**EXERCISE PROMPT**
Transcribe every line exactly. Leave the pictures behind.

**SUPPLIED MATERIAL**
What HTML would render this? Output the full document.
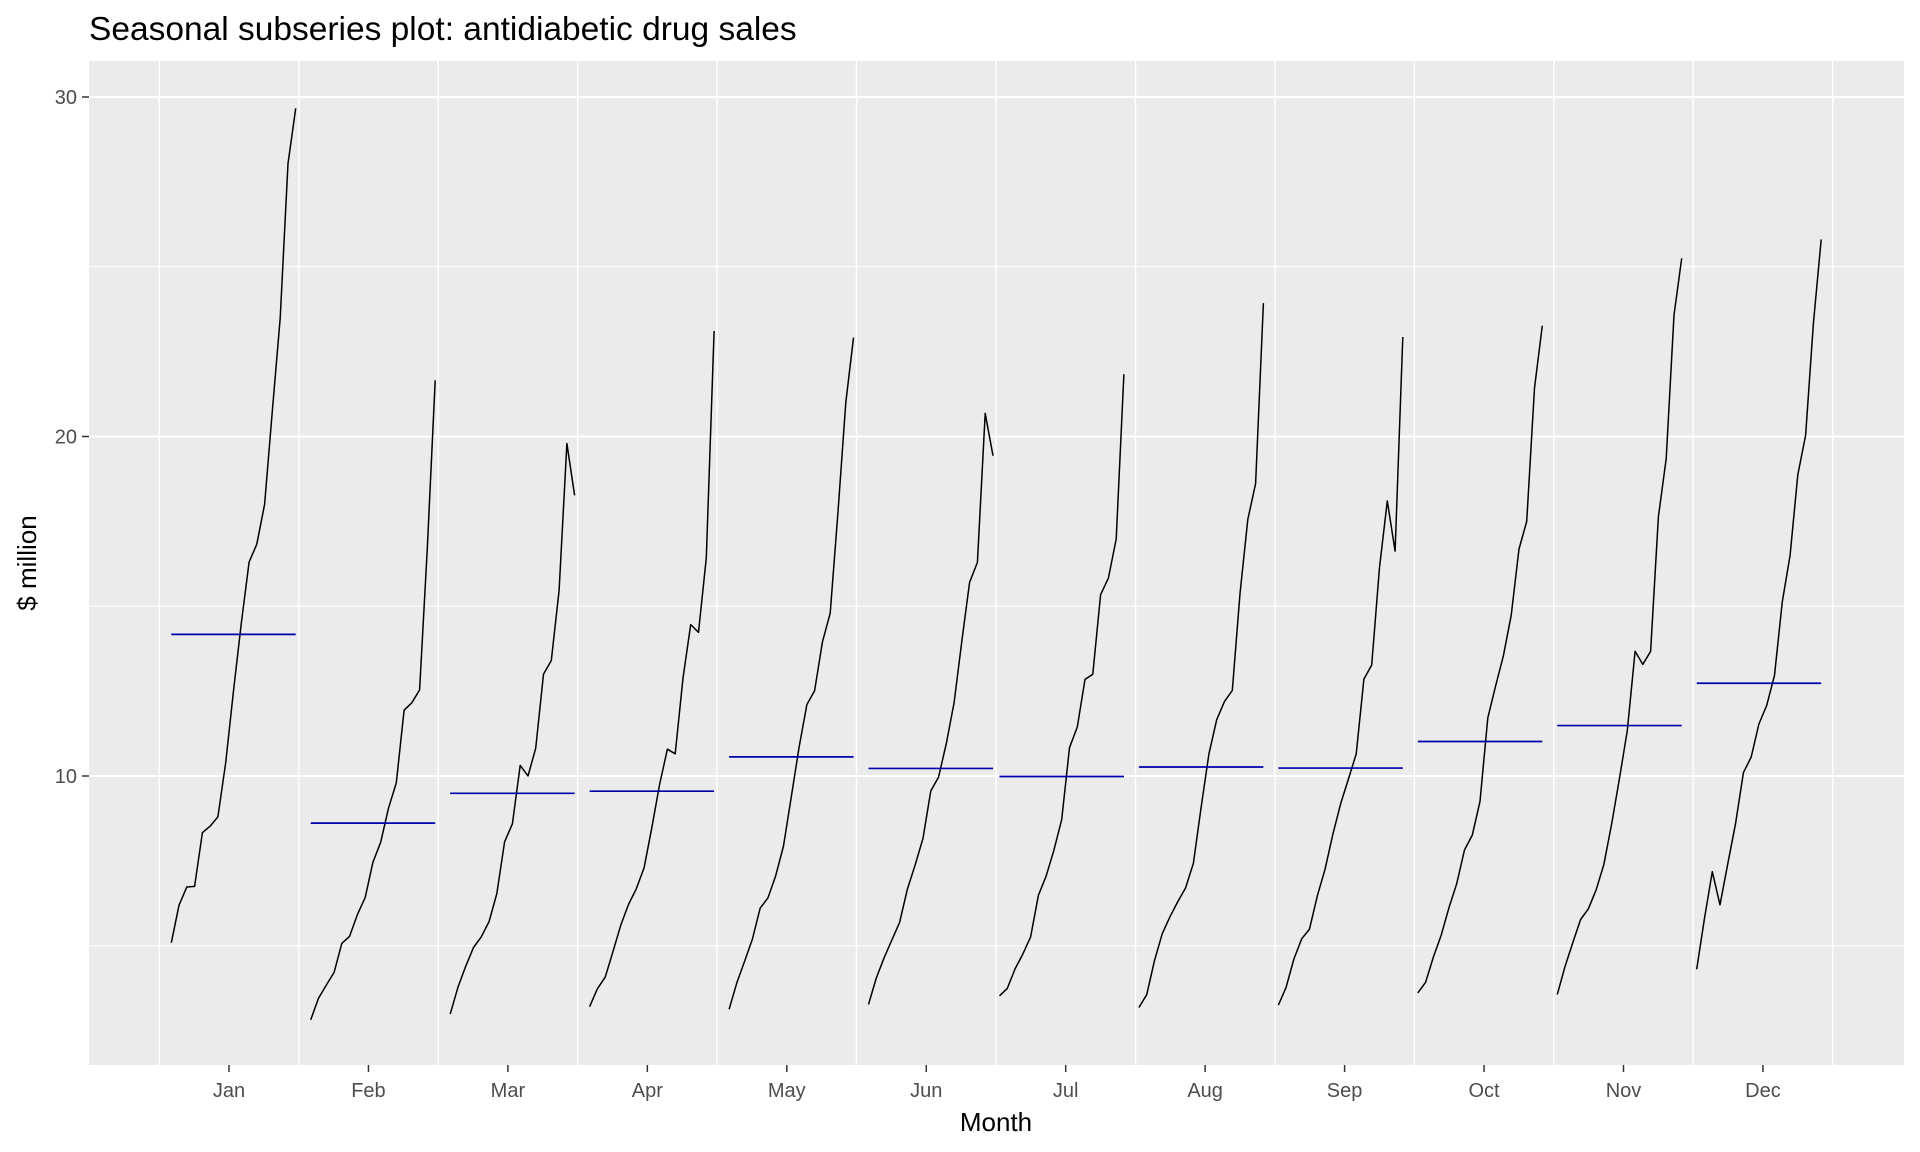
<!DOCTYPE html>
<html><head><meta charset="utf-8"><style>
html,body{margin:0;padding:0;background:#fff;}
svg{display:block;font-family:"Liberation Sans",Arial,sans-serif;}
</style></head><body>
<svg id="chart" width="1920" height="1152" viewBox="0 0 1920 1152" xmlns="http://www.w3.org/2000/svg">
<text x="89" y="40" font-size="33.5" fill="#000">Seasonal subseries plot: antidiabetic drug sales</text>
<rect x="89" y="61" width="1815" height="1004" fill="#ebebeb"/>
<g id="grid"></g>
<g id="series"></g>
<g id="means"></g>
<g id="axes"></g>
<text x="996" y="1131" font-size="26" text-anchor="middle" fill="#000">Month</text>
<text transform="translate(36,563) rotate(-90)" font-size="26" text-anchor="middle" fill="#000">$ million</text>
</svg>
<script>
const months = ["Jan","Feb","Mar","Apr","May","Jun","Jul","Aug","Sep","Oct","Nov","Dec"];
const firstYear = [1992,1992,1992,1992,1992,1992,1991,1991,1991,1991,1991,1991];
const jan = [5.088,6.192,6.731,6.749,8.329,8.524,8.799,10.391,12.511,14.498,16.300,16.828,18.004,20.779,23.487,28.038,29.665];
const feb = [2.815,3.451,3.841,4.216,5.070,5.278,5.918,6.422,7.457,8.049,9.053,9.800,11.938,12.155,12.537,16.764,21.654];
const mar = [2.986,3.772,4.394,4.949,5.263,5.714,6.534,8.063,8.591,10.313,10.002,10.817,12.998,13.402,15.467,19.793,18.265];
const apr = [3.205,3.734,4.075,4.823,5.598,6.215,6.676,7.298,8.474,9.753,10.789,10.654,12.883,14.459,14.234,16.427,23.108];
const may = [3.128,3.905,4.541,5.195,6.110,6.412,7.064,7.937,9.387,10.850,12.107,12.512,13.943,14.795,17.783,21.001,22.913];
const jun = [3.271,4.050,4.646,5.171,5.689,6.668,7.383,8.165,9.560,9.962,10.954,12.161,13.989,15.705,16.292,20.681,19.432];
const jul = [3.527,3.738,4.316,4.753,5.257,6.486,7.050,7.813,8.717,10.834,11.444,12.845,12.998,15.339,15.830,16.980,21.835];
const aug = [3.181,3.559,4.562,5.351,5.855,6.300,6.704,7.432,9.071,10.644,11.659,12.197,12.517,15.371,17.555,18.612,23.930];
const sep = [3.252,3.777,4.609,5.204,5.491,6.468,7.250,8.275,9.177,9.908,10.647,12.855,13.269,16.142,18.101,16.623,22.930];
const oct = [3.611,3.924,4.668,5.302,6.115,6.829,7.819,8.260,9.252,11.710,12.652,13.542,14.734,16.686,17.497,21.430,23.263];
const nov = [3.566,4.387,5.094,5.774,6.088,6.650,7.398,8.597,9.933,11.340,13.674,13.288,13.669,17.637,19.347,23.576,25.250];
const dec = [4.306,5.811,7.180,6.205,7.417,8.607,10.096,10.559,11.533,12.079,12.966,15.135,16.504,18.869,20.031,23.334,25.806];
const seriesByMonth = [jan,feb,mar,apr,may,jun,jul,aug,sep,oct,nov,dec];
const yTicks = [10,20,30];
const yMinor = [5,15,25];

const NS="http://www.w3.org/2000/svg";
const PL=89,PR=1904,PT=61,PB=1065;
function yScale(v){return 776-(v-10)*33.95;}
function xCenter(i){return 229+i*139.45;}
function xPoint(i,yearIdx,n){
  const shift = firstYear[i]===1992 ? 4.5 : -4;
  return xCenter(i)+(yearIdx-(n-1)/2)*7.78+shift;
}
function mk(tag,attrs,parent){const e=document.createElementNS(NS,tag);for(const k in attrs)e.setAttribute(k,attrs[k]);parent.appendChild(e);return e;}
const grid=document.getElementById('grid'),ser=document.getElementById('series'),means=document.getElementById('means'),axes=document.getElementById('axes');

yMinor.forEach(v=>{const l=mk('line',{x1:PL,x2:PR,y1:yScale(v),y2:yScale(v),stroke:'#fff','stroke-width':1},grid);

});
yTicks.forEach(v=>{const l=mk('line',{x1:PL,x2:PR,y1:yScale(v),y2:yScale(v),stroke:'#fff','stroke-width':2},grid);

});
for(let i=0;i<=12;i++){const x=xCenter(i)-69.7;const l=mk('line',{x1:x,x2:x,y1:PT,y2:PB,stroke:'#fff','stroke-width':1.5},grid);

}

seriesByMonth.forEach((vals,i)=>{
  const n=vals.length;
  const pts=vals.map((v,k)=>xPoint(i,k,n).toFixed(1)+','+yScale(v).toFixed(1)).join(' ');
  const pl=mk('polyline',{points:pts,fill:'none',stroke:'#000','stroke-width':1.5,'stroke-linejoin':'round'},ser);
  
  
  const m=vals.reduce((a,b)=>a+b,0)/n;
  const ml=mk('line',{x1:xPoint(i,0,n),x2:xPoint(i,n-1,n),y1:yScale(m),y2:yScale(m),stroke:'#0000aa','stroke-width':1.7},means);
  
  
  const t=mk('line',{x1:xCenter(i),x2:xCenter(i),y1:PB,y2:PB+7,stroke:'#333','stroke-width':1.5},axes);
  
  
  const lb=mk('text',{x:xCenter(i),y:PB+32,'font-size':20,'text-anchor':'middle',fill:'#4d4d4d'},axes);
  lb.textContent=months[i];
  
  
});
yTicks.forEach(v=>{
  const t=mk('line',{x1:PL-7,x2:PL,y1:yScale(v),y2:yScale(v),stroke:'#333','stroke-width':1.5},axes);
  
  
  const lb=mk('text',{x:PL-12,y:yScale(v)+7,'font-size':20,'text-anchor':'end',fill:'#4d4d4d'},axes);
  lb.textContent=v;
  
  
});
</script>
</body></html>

**RESULT**
What HTML would render this? Output the full document.
<!DOCTYPE html>
<html><head><meta charset="utf-8"><style>
html,body{margin:0;padding:0;background:#fff;}
svg{display:block;font-family:"Liberation Sans",Arial,sans-serif;}
</style></head><body>
<svg id="chart" width="1920" height="1152" viewBox="0 0 1920 1152" xmlns="http://www.w3.org/2000/svg">
<text x="89" y="40" font-size="33.5" fill="#000">Seasonal subseries plot: antidiabetic drug sales</text>
<rect x="89" y="61" width="1815" height="1004" fill="#ebebeb"/>
<g id="grid"></g>
<g id="series"></g>
<g id="means"></g>
<g id="axes"></g>
<text x="996" y="1131" font-size="26" text-anchor="middle" fill="#000">Month</text>
<text transform="translate(36,563) rotate(-90)" font-size="26" text-anchor="middle" fill="#000">$ million</text>
</svg>
<script>
const months = ["Jan","Feb","Mar","Apr","May","Jun","Jul","Aug","Sep","Oct","Nov","Dec"];
const firstYear = [1992,1992,1992,1992,1992,1992,1991,1991,1991,1991,1991,1991];
const jan = [5.088,6.192,6.731,6.749,8.329,8.524,8.799,10.391,12.511,14.498,16.300,16.828,18.004,20.779,23.487,28.038,29.665];
const feb = [2.815,3.451,3.841,4.216,5.070,5.278,5.918,6.422,7.457,8.049,9.053,9.800,11.938,12.155,12.537,16.764,21.654];
const mar = [2.986,3.772,4.394,4.949,5.263,5.714,6.534,8.063,8.591,10.313,10.002,10.817,12.998,13.402,15.467,19.793,18.265];
const apr = [3.205,3.734,4.075,4.823,5.598,6.215,6.676,7.298,8.474,9.753,10.789,10.654,12.883,14.459,14.234,16.427,23.108];
const may = [3.128,3.905,4.541,5.195,6.110,6.412,7.064,7.937,9.387,10.850,12.107,12.512,13.943,14.795,17.783,21.001,22.913];
const jun = [3.271,4.050,4.646,5.171,5.689,6.668,7.383,8.165,9.560,9.962,10.954,12.161,13.989,15.705,16.292,20.681,19.432];
const jul = [3.527,3.738,4.316,4.753,5.257,6.486,7.050,7.813,8.717,10.834,11.444,12.845,12.998,15.339,15.830,16.980,21.835];
const aug = [3.181,3.559,4.562,5.351,5.855,6.300,6.704,7.432,9.071,10.644,11.659,12.197,12.517,15.371,17.555,18.612,23.930];
const sep = [3.252,3.777,4.609,5.204,5.491,6.468,7.250,8.275,9.177,9.908,10.647,12.855,13.269,16.142,18.101,16.623,22.930];
const oct = [3.611,3.924,4.668,5.302,6.115,6.829,7.819,8.260,9.252,11.710,12.652,13.542,14.734,16.686,17.497,21.430,23.263];
const nov = [3.566,4.387,5.094,5.774,6.088,6.650,7.398,8.597,9.933,11.340,13.674,13.288,13.669,17.637,19.347,23.576,25.250];
const dec = [4.306,5.811,7.180,6.205,7.417,8.607,10.096,10.559,11.533,12.079,12.966,15.135,16.504,18.869,20.031,23.334,25.806];
const seriesByMonth = [jan,feb,mar,apr,may,jun,jul,aug,sep,oct,nov,dec];
const yTicks = [10,20,30];
const yMinor = [5,15,25];

const NS="http://www.w3.org/2000/svg";
const PL=89,PR=1904,PT=61,PB=1065;
function yScale(v){return 776-(v-10)*33.95;}
function xCenter(i){return 229+i*139.45;}
function xPoint(i,yearIdx,n){
  const shift = firstYear[i]===1992 ? 4.5 : -4;
  return xCenter(i)+(yearIdx-(n-1)/2)*7.78+shift;
}
function mk(tag,attrs,parent){const e=document.createElementNS(NS,tag);for(const k in attrs)e.setAttribute(k,attrs[k]);parent.appendChild(e);return e;}
const grid=document.getElementById('grid'),ser=document.getElementById('series'),means=document.getElementById('means'),axes=document.getElementById('axes');

yMinor.forEach(v=>{const l=mk('line',{x1:PL,x2:PR,y1:yScale(v),y2:yScale(v),stroke:'#fff','stroke-width':1},grid);

});
yTicks.forEach(v=>{const l=mk('line',{x1:PL,x2:PR,y1:yScale(v),y2:yScale(v),stroke:'#fff','stroke-width':2},grid);

});
for(let i=0;i<=12;i++){const x=xCenter(i)-69.7;const l=mk('line',{x1:x,x2:x,y1:PT,y2:PB,stroke:'#fff','stroke-width':1.5},grid);

}

seriesByMonth.forEach((vals,i)=>{
  const n=vals.length;
  const pts=vals.map((v,k)=>xPoint(i,k,n).toFixed(1)+','+yScale(v).toFixed(1)).join(' ');
  const pl=mk('polyline',{points:pts,fill:'none',stroke:'#000','stroke-width':1.5,'stroke-linejoin':'round'},ser);
  
  
  const m=vals.reduce((a,b)=>a+b,0)/n;
  const ml=mk('line',{x1:xPoint(i,0,n),x2:xPoint(i,n-1,n),y1:yScale(m),y2:yScale(m),stroke:'#0000aa','stroke-width':1.7},means);
  
  
  const t=mk('line',{x1:xCenter(i),x2:xCenter(i),y1:PB,y2:PB+7,stroke:'#333','stroke-width':1.5},axes);
  
  
  const lb=mk('text',{x:xCenter(i),y:PB+32,'font-size':20,'text-anchor':'middle',fill:'#4d4d4d'},axes);
  lb.textContent=months[i];
  
  
});
yTicks.forEach(v=>{
  const t=mk('line',{x1:PL-7,x2:PL,y1:yScale(v),y2:yScale(v),stroke:'#333','stroke-width':1.5},axes);
  
  
  const lb=mk('text',{x:PL-12,y:yScale(v)+7,'font-size':20,'text-anchor':'end',fill:'#4d4d4d'},axes);
  lb.textContent=v;
  
  
});
</script>
</body></html>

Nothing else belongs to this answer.